● **Data block**:
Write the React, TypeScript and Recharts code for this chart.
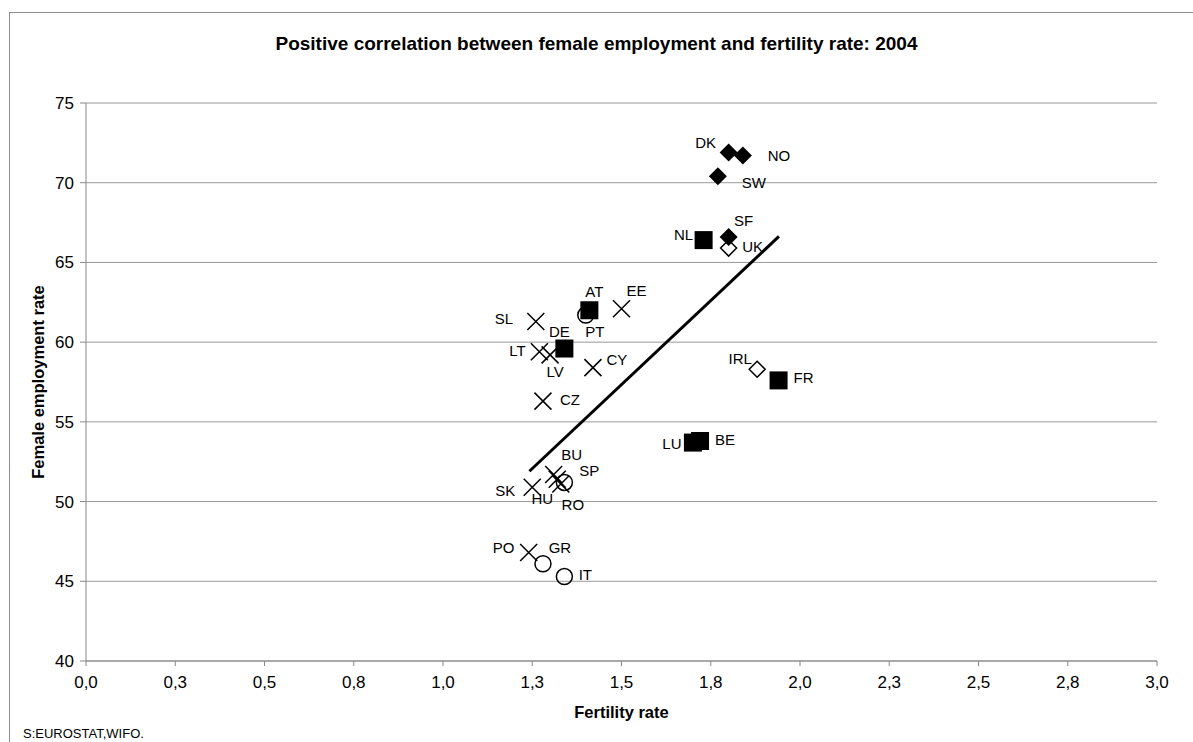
import React from "react";
import {
  CartesianGrid,
  Label,
  ReferenceLine,
  Scatter,
  ScatterChart,
  XAxis,
  YAxis,
} from "recharts";

// Nordic (filled diamond)
const nordicNames = ["DK", "NO", "SW", "SF"];
const nordicFertility = [1.8, 1.84, 1.77, 1.8];
const nordicEmployment = [71.9, 71.7, 70.4, 66.6];

// Anglo-Saxon (hollow diamond)
const angloNames = ["UK", "IRL"];
const angloFertility = [1.8, 1.88];
const angloEmployment = [65.9, 58.3];

// Continental (filled square)
const contNames = ["NL", "AT", "DE", "FR", "LU", "BE"];
const contFertility = [1.73, 1.41, 1.34, 1.94, 1.7, 1.72];
const contEmployment = [66.4, 62.0, 59.6, 57.6, 53.7, 53.8];

// Mediterranean (hollow circle)
const medNames = ["PT", "SP", "GR", "IT"];
const medFertility = [1.4, 1.34, 1.28, 1.34];
const medEmployment = [61.7, 51.2, 46.1, 45.3];

// New member states (x)
const nmsNames = ["EE", "SL", "LT", "LV", "CY", "CZ", "SK", "BU", "HU", "RO", "PO"];
const nmsFertility = [1.5, 1.26, 1.27, 1.3, 1.42, 1.28, 1.25, 1.31, 1.32, 1.33, 1.24];
const nmsEmployment = [62.1, 61.3, 59.4, 59.2, 58.4, 56.3, 50.9, 51.7, 51.4, 51.1, 46.8];

// trend line end points
const trendX = [1.242, 1.941];
const trendY = [51.9, 66.63];

const xTicks = [0, 0.25, 0.5, 0.75, 1, 1.25, 1.5, 1.75, 2, 2.25, 2.5, 2.75, 3];
const yTicks = [40, 45, 50, 55, 60, 65, 70, 75];

const FONT = "'Liberation Sans', Arial, sans-serif";

// label offset from marker centre (text centre)
const labelOffset: Record<string, [number, number]> = {
  DK: [-23, -10],
  NO: [36, 0],
  SW: [36, 6],
  SF: [15, -16],
  UK: [24, -1],
  IRL: [-17, -11],
  NL: [-20, -6],
  AT: [5, -19],
  DE: [-5, -17],
  FR: [25, -3],
  LU: [-21, 1],
  BE: [25, -1],
  PT: [9, 17],
  SP: [25, -12],
  GR: [17, -16],
  IT: [21, -2],
  EE: [15, -18],
  SL: [-32, -3],
  LT: [-22, -1],
  LV: [5, 17],
  CY: [24, -8],
  CZ: [27, -2],
  SK: [-27, 3],
  BU: [18, -20],
  HU: [-15, 19],
  RO: [12, 21],
  PO: [-25, -5],
};

const toPoints = (names: string[], xs: number[], ys: number[]) =>
  names.map((name, i) => ({ name, x: xs[i], y: ys[i] }));

function PointLabel({ cx, cy, name }: { cx: number; cy: number; name: string }) {
  const [dx, dy] = labelOffset[name] ?? [20, 0];
  return (
    <text
      x={cx + dx}
      y={cy + dy}
      dy="0.36em"
      textAnchor="middle"
      fontSize={15}
      fontFamily={FONT}
      fill="#000"
    >
      {name}
    </text>
  );
}

const makeShape =
  (kind: "diamond" | "hollowDiamond" | "square" | "circle" | "x") =>
  (props: any) => {
    const { cx, cy, payload } = props;
    let mark: React.ReactNode = null;
    if (kind === "diamond") {
      const r = 9;
      mark = (
        <polygon
          points={`${cx},${cy - r} ${cx + r},${cy} ${cx},${cy + r} ${cx - r},${cy}`}
          fill="#000"
        />
      );
    } else if (kind === "hollowDiamond") {
      const r = 8;
      mark = (
        <polygon
          points={`${cx},${cy - r} ${cx + r},${cy} ${cx},${cy + r} ${cx - r},${cy}`}
          fill="#fff"
          stroke="#000"
          strokeWidth={1.5}
        />
      );
    } else if (kind === "square") {
      const r = 9;
      mark = <rect x={cx - r} y={cy - r} width={2 * r} height={2 * r} fill="#000" />;
    } else if (kind === "circle") {
      mark = <circle cx={cx} cy={cy} r={8} fill="none" stroke="#000" strokeWidth={1.5} />;
    } else {
      const r = 8.5;
      mark = (
        <path
          d={`M${cx - r},${cy - r}L${cx + r},${cy + r}M${cx - r},${cy + r}L${cx + r},${cy - r}`}
          stroke="#000"
          strokeWidth={1.5}
          fill="none"
        />
      );
    }
    return (
      <g>
        {mark}
        <PointLabel cx={cx} cy={cy} name={payload.name} />
      </g>
    );
  };

const fmtTick = (v: number) => v.toFixed(1).replace(".", ",");

export default function App() {
  return (
    <div
      style={{
        position: "absolute",
        left: 0,
        top: 0,
        width: 1193,
        height: 742,
        overflow: "hidden",
        background: "#fff",
        fontFamily: FONT,
      }}
    >
      <div
        style={{
          position: "absolute",
          left: 9,
          top: 12,
          width: 1300,
          height: 900,
          border: "1px solid #8c8c8c",
        }}
      />
      <div
        style={{
          position: "absolute",
          left: 0,
          top: 33,
          width: 1193,
          textAlign: "center",
          fontSize: 19,
          lineHeight: "22px",
          fontWeight: "bold",
          color: "#000",
        }}
      >
        Positive correlation between female employment and fertility rate: 2004
      </div>
      <div style={{ position: "absolute", left: 0, top: 0 }}>
        <ScatterChart
          width={1193}
          height={742}
          margin={{ top: 103, right: 36, left: 0, bottom: 21 }}
        >
          <CartesianGrid vertical={false} stroke="#999" />
          <XAxis
            type="number"
            dataKey="x"
            domain={[0, 3]}
            ticks={xTicks}
            tickFormatter={fmtTick}
            height={60}
            stroke="#888"
            tickSize={5}
            tickMargin={10}
            tick={{ fill: "#000", fontSize: 17, fontFamily: FONT }}
          >
            <Label
              value="Fertility rate"
              position="insideBottom"
              offset={3}
              style={{ fontWeight: "bold", fontSize: 16.5, fill: "#000", fontFamily: FONT }}
            />
          </XAxis>
          <YAxis
            type="number"
            dataKey="y"
            domain={[40, 75]}
            ticks={yTicks}
            width={86}
            stroke="#888"
            tickSize={6}
            tickMargin={6}
            tick={{ fill: "#000", fontSize: 17, fontFamily: FONT }}
          >
            <Label
              value="Female employment rate"
              angle={-90}
              position="insideLeft"
              offset={38}
              style={{
                fontWeight: "bold",
                fontSize: 16.5,
                fill: "#000",
                fontFamily: FONT,
                textAnchor: "middle",
              }}
            />
          </YAxis>
          <ReferenceLine
            segment={[
              { x: trendX[0], y: trendY[0] },
              { x: trendX[1], y: trendY[1] },
            ]}
            stroke="#000"
            strokeWidth={3}
          />
          <Scatter
            data={toPoints(nmsNames, nmsFertility, nmsEmployment)}
            shape={makeShape("x")}
            isAnimationActive={false}
          />
          <Scatter
            data={toPoints(medNames, medFertility, medEmployment)}
            shape={makeShape("circle")}
            isAnimationActive={false}
          />
          <Scatter
            data={toPoints(angloNames, angloFertility, angloEmployment)}
            shape={makeShape("hollowDiamond")}
            isAnimationActive={false}
          />
          <Scatter
            data={toPoints(contNames, contFertility, contEmployment)}
            shape={makeShape("square")}
            isAnimationActive={false}
          />
          <Scatter
            data={toPoints(nordicNames, nordicFertility, nordicEmployment)}
            shape={makeShape("diamond")}
            isAnimationActive={false}
          />
        </ScatterChart>
      </div>
      <div
        style={{
          position: "absolute",
          left: 23,
          top: 726,
          fontSize: 13,
          lineHeight: "15px",
          color: "#000",
        }}
      >
        S:EUROSTAT,WIFO.
      </div>
    </div>
  );
}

● **Challenge**:
Output the material word for word, omitting its pictures.

● **Answer to the task**:
Write the React, TypeScript and Recharts code for this chart.
import React from "react";
import {
  CartesianGrid,
  Label,
  ReferenceLine,
  Scatter,
  ScatterChart,
  XAxis,
  YAxis,
} from "recharts";

// Nordic (filled diamond)
const nordicNames = ["DK", "NO", "SW", "SF"];
const nordicFertility = [1.8, 1.84, 1.77, 1.8];
const nordicEmployment = [71.9, 71.7, 70.4, 66.6];

// Anglo-Saxon (hollow diamond)
const angloNames = ["UK", "IRL"];
const angloFertility = [1.8, 1.88];
const angloEmployment = [65.9, 58.3];

// Continental (filled square)
const contNames = ["NL", "AT", "DE", "FR", "LU", "BE"];
const contFertility = [1.73, 1.41, 1.34, 1.94, 1.7, 1.72];
const contEmployment = [66.4, 62.0, 59.6, 57.6, 53.7, 53.8];

// Mediterranean (hollow circle)
const medNames = ["PT", "SP", "GR", "IT"];
const medFertility = [1.4, 1.34, 1.28, 1.34];
const medEmployment = [61.7, 51.2, 46.1, 45.3];

// New member states (x)
const nmsNames = ["EE", "SL", "LT", "LV", "CY", "CZ", "SK", "BU", "HU", "RO", "PO"];
const nmsFertility = [1.5, 1.26, 1.27, 1.3, 1.42, 1.28, 1.25, 1.31, 1.32, 1.33, 1.24];
const nmsEmployment = [62.1, 61.3, 59.4, 59.2, 58.4, 56.3, 50.9, 51.7, 51.4, 51.1, 46.8];

// trend line end points
const trendX = [1.242, 1.941];
const trendY = [51.9, 66.63];

const xTicks = [0, 0.25, 0.5, 0.75, 1, 1.25, 1.5, 1.75, 2, 2.25, 2.5, 2.75, 3];
const yTicks = [40, 45, 50, 55, 60, 65, 70, 75];

const FONT = "'Liberation Sans', Arial, sans-serif";

// label offset from marker centre (text centre)
const labelOffset: Record<string, [number, number]> = {
  DK: [-23, -10],
  NO: [36, 0],
  SW: [36, 6],
  SF: [15, -16],
  UK: [24, -1],
  IRL: [-17, -11],
  NL: [-20, -6],
  AT: [5, -19],
  DE: [-5, -17],
  FR: [25, -3],
  LU: [-21, 1],
  BE: [25, -1],
  PT: [9, 17],
  SP: [25, -12],
  GR: [17, -16],
  IT: [21, -2],
  EE: [15, -18],
  SL: [-32, -3],
  LT: [-22, -1],
  LV: [5, 17],
  CY: [24, -8],
  CZ: [27, -2],
  SK: [-27, 3],
  BU: [18, -20],
  HU: [-15, 19],
  RO: [12, 21],
  PO: [-25, -5],
};

const toPoints = (names: string[], xs: number[], ys: number[]) =>
  names.map((name, i) => ({ name, x: xs[i], y: ys[i] }));

function PointLabel({ cx, cy, name }: { cx: number; cy: number; name: string }) {
  const [dx, dy] = labelOffset[name] ?? [20, 0];
  return (
    <text
      x={cx + dx}
      y={cy + dy}
      dy="0.36em"
      textAnchor="middle"
      fontSize={15}
      fontFamily={FONT}
      fill="#000"
    >
      {name}
    </text>
  );
}

const makeShape =
  (kind: "diamond" | "hollowDiamond" | "square" | "circle" | "x") =>
  (props: any) => {
    const { cx, cy, payload } = props;
    let mark: React.ReactNode = null;
    if (kind === "diamond") {
      const r = 9;
      mark = (
        <polygon
          points={`${cx},${cy - r} ${cx + r},${cy} ${cx},${cy + r} ${cx - r},${cy}`}
          fill="#000"
        />
      );
    } else if (kind === "hollowDiamond") {
      const r = 8;
      mark = (
        <polygon
          points={`${cx},${cy - r} ${cx + r},${cy} ${cx},${cy + r} ${cx - r},${cy}`}
          fill="#fff"
          stroke="#000"
          strokeWidth={1.5}
        />
      );
    } else if (kind === "square") {
      const r = 9;
      mark = <rect x={cx - r} y={cy - r} width={2 * r} height={2 * r} fill="#000" />;
    } else if (kind === "circle") {
      mark = <circle cx={cx} cy={cy} r={8} fill="none" stroke="#000" strokeWidth={1.5} />;
    } else {
      const r = 8.5;
      mark = (
        <path
          d={`M${cx - r},${cy - r}L${cx + r},${cy + r}M${cx - r},${cy + r}L${cx + r},${cy - r}`}
          stroke="#000"
          strokeWidth={1.5}
          fill="none"
        />
      );
    }
    return (
      <g>
        {mark}
        <PointLabel cx={cx} cy={cy} name={payload.name} />
      </g>
    );
  };

const fmtTick = (v: number) => v.toFixed(1).replace(".", ",");

export default function App() {
  return (
    <div
      style={{
        position: "absolute",
        left: 0,
        top: 0,
        width: 1193,
        height: 742,
        overflow: "hidden",
        background: "#fff",
        fontFamily: FONT,
      }}
    >
      <div
        style={{
          position: "absolute",
          left: 9,
          top: 12,
          width: 1300,
          height: 900,
          border: "1px solid #8c8c8c",
        }}
      />
      <div
        style={{
          position: "absolute",
          left: 0,
          top: 33,
          width: 1193,
          textAlign: "center",
          fontSize: 19,
          lineHeight: "22px",
          fontWeight: "bold",
          color: "#000",
        }}
      >
        Positive correlation between female employment and fertility rate: 2004
      </div>
      <div style={{ position: "absolute", left: 0, top: 0 }}>
        <ScatterChart
          width={1193}
          height={742}
          margin={{ top: 103, right: 36, left: 0, bottom: 21 }}
        >
          <CartesianGrid vertical={false} stroke="#999" />
          <XAxis
            type="number"
            dataKey="x"
            domain={[0, 3]}
            ticks={xTicks}
            tickFormatter={fmtTick}
            height={60}
            stroke="#888"
            tickSize={5}
            tickMargin={10}
            tick={{ fill: "#000", fontSize: 17, fontFamily: FONT }}
          >
            <Label
              value="Fertility rate"
              position="insideBottom"
              offset={3}
              style={{ fontWeight: "bold", fontSize: 16.5, fill: "#000", fontFamily: FONT }}
            />
          </XAxis>
          <YAxis
            type="number"
            dataKey="y"
            domain={[40, 75]}
            ticks={yTicks}
            width={86}
            stroke="#888"
            tickSize={6}
            tickMargin={6}
            tick={{ fill: "#000", fontSize: 17, fontFamily: FONT }}
          >
            <Label
              value="Female employment rate"
              angle={-90}
              position="insideLeft"
              offset={38}
              style={{
                fontWeight: "bold",
                fontSize: 16.5,
                fill: "#000",
                fontFamily: FONT,
                textAnchor: "middle",
              }}
            />
          </YAxis>
          <ReferenceLine
            segment={[
              { x: trendX[0], y: trendY[0] },
              { x: trendX[1], y: trendY[1] },
            ]}
            stroke="#000"
            strokeWidth={3}
          />
          <Scatter
            data={toPoints(nmsNames, nmsFertility, nmsEmployment)}
            shape={makeShape("x")}
            isAnimationActive={false}
          />
          <Scatter
            data={toPoints(medNames, medFertility, medEmployment)}
            shape={makeShape("circle")}
            isAnimationActive={false}
          />
          <Scatter
            data={toPoints(angloNames, angloFertility, angloEmployment)}
            shape={makeShape("hollowDiamond")}
            isAnimationActive={false}
          />
          <Scatter
            data={toPoints(contNames, contFertility, contEmployment)}
            shape={makeShape("square")}
            isAnimationActive={false}
          />
          <Scatter
            data={toPoints(nordicNames, nordicFertility, nordicEmployment)}
            shape={makeShape("diamond")}
            isAnimationActive={false}
          />
        </ScatterChart>
      </div>
      <div
        style={{
          position: "absolute",
          left: 23,
          top: 726,
          fontSize: 13,
          lineHeight: "15px",
          color: "#000",
        }}
      >
        S:EUROSTAT,WIFO.
      </div>
    </div>
  );
}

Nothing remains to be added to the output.